Generally my scientific interests are in the origin and maintenance of variation in plant form, with a recent emphasis on the architecture of trees. Modern methods in tree architecture are strongly centered on a remote sensing methodology known as LiDAR. In Svalbard I’ll be part of the remote sensing crew, with a somewhat different emphasis on hyperspectral measurements of vegetation reflectance. We’re using drones! One naive goal is just to get my group to let me fly one! Otherwise, I’d like to learn more about different methodologies and research questions associated with remote sensing techniques aside from LiDAR. Quite honestly, I’m excited to see how our data turns out more than anything–the people who put our project together are really working at the cutting edge. Our results will likely be really new knowledge, since this kind of aerial data has been relatively expensive to collect up to the current moment.

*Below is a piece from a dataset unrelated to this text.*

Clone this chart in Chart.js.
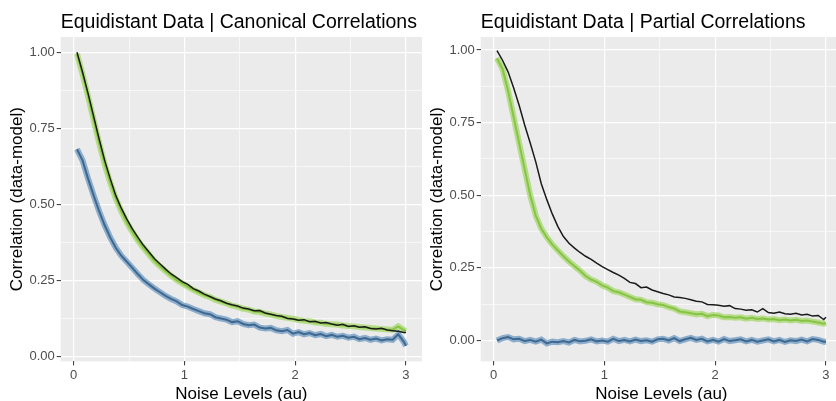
<!DOCTYPE html>
<html>
<head>
<meta charset="utf-8">
<script src="https://cdn.jsdelivr.net/npm/chart.js@4.4.1/dist/chart.umd.min.js"></script>
<style>
  html, body { margin: 0; padding: 0; background: #fff; overflow: hidden; width: 836px; height: 401px; }
  .panel { position: absolute; top: 0; width: 430px; height: 403px; }
  #canonical { left: 0; }
  #partial { left: 420px; }
</style>
</head>
<body>
<div class="panel" id="canonical"><canvas id="canonicalChart" width="430" height="403"></canvas></div>
<div class="panel" id="partial"><canvas id="partialChart" width="430" height="403"></canvas></div>
<script>
const noiseLevels = [
    0.03, 0.08, 0.13, 0.18, 0.23, 0.28, 0.33, 0.38, 0.43, 0.48,
    0.53, 0.58, 0.63, 0.68, 0.73, 0.78, 0.83, 0.88, 0.93, 0.98,
    1.03, 1.08, 1.13, 1.18, 1.23, 1.28, 1.33, 1.38, 1.43, 1.48,
    1.53, 1.58, 1.63, 1.68, 1.73, 1.78, 1.83, 1.88, 1.93, 1.98,
    2.03, 2.08, 2.13, 2.18, 2.23, 2.28, 2.33, 2.38, 2.43, 2.48,
    2.53, 2.58, 2.63, 2.68, 2.73, 2.78, 2.83, 2.88, 2.93, 2.98,
    3.00
];

// canonical correlations panel
const canonicalBlack = [
    1.000, 0.935, 0.865, 0.790, 0.715, 0.645, 0.585, 0.530, 0.488, 0.452,
    0.420, 0.392, 0.366, 0.344, 0.322, 0.305, 0.288, 0.272, 0.260, 0.247,
    0.238, 0.224, 0.216, 0.206, 0.198, 0.190, 0.184, 0.176, 0.171, 0.167,
    0.160, 0.157, 0.151, 0.152, 0.144, 0.140, 0.136, 0.133, 0.126, 0.124,
    0.120, 0.122, 0.115, 0.117, 0.111, 0.113, 0.108, 0.104, 0.107, 0.100,
    0.102, 0.097, 0.099, 0.093, 0.091, 0.094, 0.088, 0.086, 0.084, 0.080,
    0.080
];
const canonicalGreen = [
    0.995, 0.928, 0.855, 0.778, 0.702, 0.632, 0.572, 0.520, 0.478, 0.441,
    0.410, 0.382, 0.358, 0.336, 0.314, 0.297, 0.281, 0.266, 0.252, 0.241,
    0.230, 0.220, 0.211, 0.202, 0.196, 0.187, 0.181, 0.175, 0.168, 0.164,
    0.158, 0.155, 0.149, 0.147, 0.142, 0.139, 0.134, 0.131, 0.128, 0.125,
    0.121, 0.118, 0.117, 0.113, 0.112, 0.108, 0.107, 0.106, 0.103, 0.101,
    0.100, 0.098, 0.096, 0.095, 0.093, 0.091, 0.090, 0.089, 0.100, 0.088,
    0.085
];
const canonicalBlue = [
    0.682, 0.645, 0.585, 0.530, 0.478, 0.432, 0.392, 0.358, 0.332, 0.312,
    0.292, 0.271, 0.252, 0.238, 0.224, 0.212, 0.200, 0.190, 0.182, 0.170,
    0.165, 0.157, 0.150, 0.143, 0.140, 0.130, 0.126, 0.122, 0.114, 0.117,
    0.108, 0.104, 0.106, 0.096, 0.093, 0.095, 0.087, 0.084, 0.088, 0.076,
    0.081, 0.074, 0.078, 0.071, 0.075, 0.068, 0.072, 0.066, 0.069, 0.063,
    0.066, 0.058, 0.062, 0.056, 0.060, 0.054, 0.058, 0.056, 0.074, 0.050,
    0.036
];

// partial correlations panel
const partialBlack = [
    0.998, 0.965, 0.925, 0.870, 0.810, 0.742, 0.680, 0.615, 0.540, 0.485,
    0.435, 0.392, 0.358, 0.335, 0.318, 0.303, 0.290, 0.279, 0.266, 0.254,
    0.244, 0.234, 0.225, 0.214, 0.200, 0.196, 0.182, 0.184, 0.174, 0.168,
    0.162, 0.157, 0.150, 0.148, 0.145, 0.140, 0.135, 0.133, 0.124, 0.123,
    0.121, 0.118, 0.120, 0.110, 0.108, 0.104, 0.106, 0.098, 0.110, 0.096,
    0.094, 0.098, 0.092, 0.090, 0.094, 0.088, 0.090, 0.084, 0.086, 0.072,
    0.080
];
const partialGreen = [
    0.972, 0.935, 0.860, 0.770, 0.680, 0.590, 0.500, 0.430, 0.385, 0.355,
    0.330, 0.310, 0.290, 0.272, 0.256, 0.240, 0.222, 0.210, 0.202, 0.190,
    0.182, 0.170, 0.166, 0.158, 0.150, 0.142, 0.140, 0.132, 0.130, 0.125,
    0.122, 0.115, 0.110, 0.100, 0.097, 0.094, 0.090, 0.092, 0.084, 0.088,
    0.086, 0.080, 0.081, 0.078, 0.080, 0.075, 0.078, 0.074, 0.076, 0.072,
    0.074, 0.070, 0.072, 0.069, 0.071, 0.067, 0.069, 0.065, 0.062, 0.058,
    0.060
];
const partialBlue = [
    0.000, 0.008, 0.012, 0.004, 0.006, -0.002, 0.002, -0.004, 0.003, -0.010,
    -0.004, -0.006, -0.002, -0.007, 0.002, -0.003, -0.001, 0.004, -0.003, 0.000,
    -0.004, 0.006, -0.002, 0.002, -0.003, 0.003, -0.002, 0.001, -0.004, 0.004,
    0.006, 0.000, 0.008, -0.002, 0.004, 0.009, 0.002, 0.006, -0.003, 0.002,
    -0.004, 0.005, -0.002, 0.001, 0.004, -0.003, 0.002, -0.004, 0.000, 0.004,
    -0.003, 0.002, -0.005, 0.001, -0.002, 0.003, -0.003, 0.005, 0.002, -0.004,
    -0.004
];

const xTicks = [0, 0.5, 1, 1.5, 2, 2.5, 3];
const yTicks = [0, 0.125, 0.25, 0.375, 0.5, 0.625, 0.75, 0.875, 1];

const FONT = '"Liberation Sans", Arial, sans-serif';
const GREEN_LINE = 'rgb(135, 196, 70)';
const GREEN_BAND = 'rgba(165, 216, 108, 0.75)';
const BLUE_LINE = 'rgb(62, 104, 142)';
const BLUE_BAND = 'rgba(118, 158, 196, 0.8)';

const panelBg = {
    id: 'panelBg',
    beforeDraw(chart) {
        const { ctx, chartArea } = chart;
        ctx.save();
        ctx.fillStyle = '#EBEBEB';
        ctx.fillRect(chartArea.left, chartArea.top, chartArea.width, chartArea.height);
        ctx.restore();
    }
};

function toPoints(values) {
    return values.map((v, i) => ({ x: noiseLevels[i], y: v }));
}

function isMajor(value, step) {
    return Math.abs(value / step - Math.round(value / step)) < 1e-6;
}

function lineSet(values, color, width, order) {
    return {
        data: toPoints(values),
        borderColor: color,
        borderWidth: width,
        pointRadius: 0,
        tension: 0,
        fill: false,
        order: order
    };
}

function makePanel(canvasId, titleText, yMin, yMax, black, green, blue) {
    const ctx = document.getElementById(canvasId).getContext('2d');
    return new Chart(ctx, {
        type: 'line',
        data: {
            datasets: [
                lineSet(black, '#1a1a1a', 1.5, 1),
                lineSet(green, GREEN_LINE, 2, 2),
                lineSet(blue, BLUE_LINE, 2, 3),
                lineSet(green, GREEN_BAND, 6, 4),
                lineSet(blue, BLUE_BAND, 6, 5)
            ]
        },
        options: {
            responsive: false,
            animation: false,
            devicePixelRatio: 1,
            layout: { padding: { left: 0, right: 8, top: 0, bottom: 0 } },
            plugins: {
                legend: { display: false },
                tooltip: { enabled: false },
                title: {
                    display: true,
                    text: titleText,
                    align: 'start',
                    fullSize: false,
                    color: '#000',
                    font: { family: FONT, size: 19.5, weight: 'normal', lineHeight: 1.0 },
                    padding: { top: 12.5, bottom: 5 }
                }
            },
            scales: {
                x: {
                    type: 'linear',
                    min: -0.117,
                    max: 3.145,
                    afterBuildTicks: scale => { scale.ticks = xTicks.map(v => ({ value: v })); },
                    border: { display: false },
                    grid: {
                        color: '#fff',
                        lineWidth: c => isMajor(c.tick.value, 1) ? 1.2 : 0.6,
                        tickColor: c => isMajor(c.tick.value, 1) ? '#333' : 'rgba(0,0,0,0)',
                        tickLength: 4,
                        tickWidth: 1
                    },
                    ticks: {
                        autoSkip: false,
                        maxRotation: 0,
                        padding: 2,
                        color: '#4D4D4D',
                        font: { family: FONT, size: 13 },
                        callback: v => isMajor(v, 1) ? String(v) : ''
                    },
                    title: {
                        display: true,
                        text: 'Noise Levels (au)',
                        color: '#000',
                        font: { family: FONT, size: 17, lineHeight: 1.0 },
                        padding: { top: 1, bottom: 0 }
                    }
                },
                y: {
                    type: 'linear',
                    min: yMin,
                    max: yMax,
                    afterBuildTicks: scale => { scale.ticks = yTicks.map(v => ({ value: v })); },
                    border: { display: false },
                    grid: {
                        color: '#fff',
                        lineWidth: c => isMajor(c.tick.value, 0.25) ? 1.2 : 0.6,
                        tickColor: c => isMajor(c.tick.value, 0.25) ? '#333' : 'rgba(0,0,0,0)',
                        tickLength: 4,
                        tickWidth: 1
                    },
                    ticks: {
                        autoSkip: false,
                        padding: 2,
                        color: '#4D4D4D',
                        font: { family: FONT, size: 13 },
                        callback: v => isMajor(v, 0.25) ? v.toFixed(2) : ''
                    },
                    title: {
                        display: true,
                        text: 'Correlation (data-model)',
                        color: '#000',
                        font: { family: FONT, size: 17, lineHeight: 1.2 },
                        padding: { top: 7, bottom: 0 }
                    }
                }
            }
        },
        plugins: [panelBg]
    });
}

makePanel('canonicalChart', 'Equidistant Data | Canonical Correlations', -0.015, 1.05,
    canonicalBlack, canonicalGreen, canonicalBlue);
makePanel('partialChart', 'Equidistant Data | Partial Correlations', -0.072, 1.045,
    partialBlack, partialGreen, partialBlue);
</script>
</body>
</html>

I’m sort of assuming the Svalbard locals will have noticed acute changes associated with climate change. Much of the visual landscape is actual meltable ice–year to year, it seems like changes in the landscape would be quite visible to people, like how the contours of this or that hill have changed with climatic conditions. I also have the impression that Longyearbyen is very much a community of scientists and researchers, who are likely pretty familiar with the evidence for global warming. Back home in America, it appears that climate change has become largely a partisan issue. Increasing amounts of scientific education do not always lead to a shift in public perceptions when other ideological obligations are at play on the right wing. Conversely, left wing individuals will sometimes accept the reality of climate change without a basic understanding of the mechanisms and evidence for the phenomenon–because in America, environmental issues (especially climate change) are ‘left wing’ issues. There are other shades of opinion accepting the reality of climate change but expressing skepticism about its likely effects on society, and what we should do, if anything, about it. Its a big mess.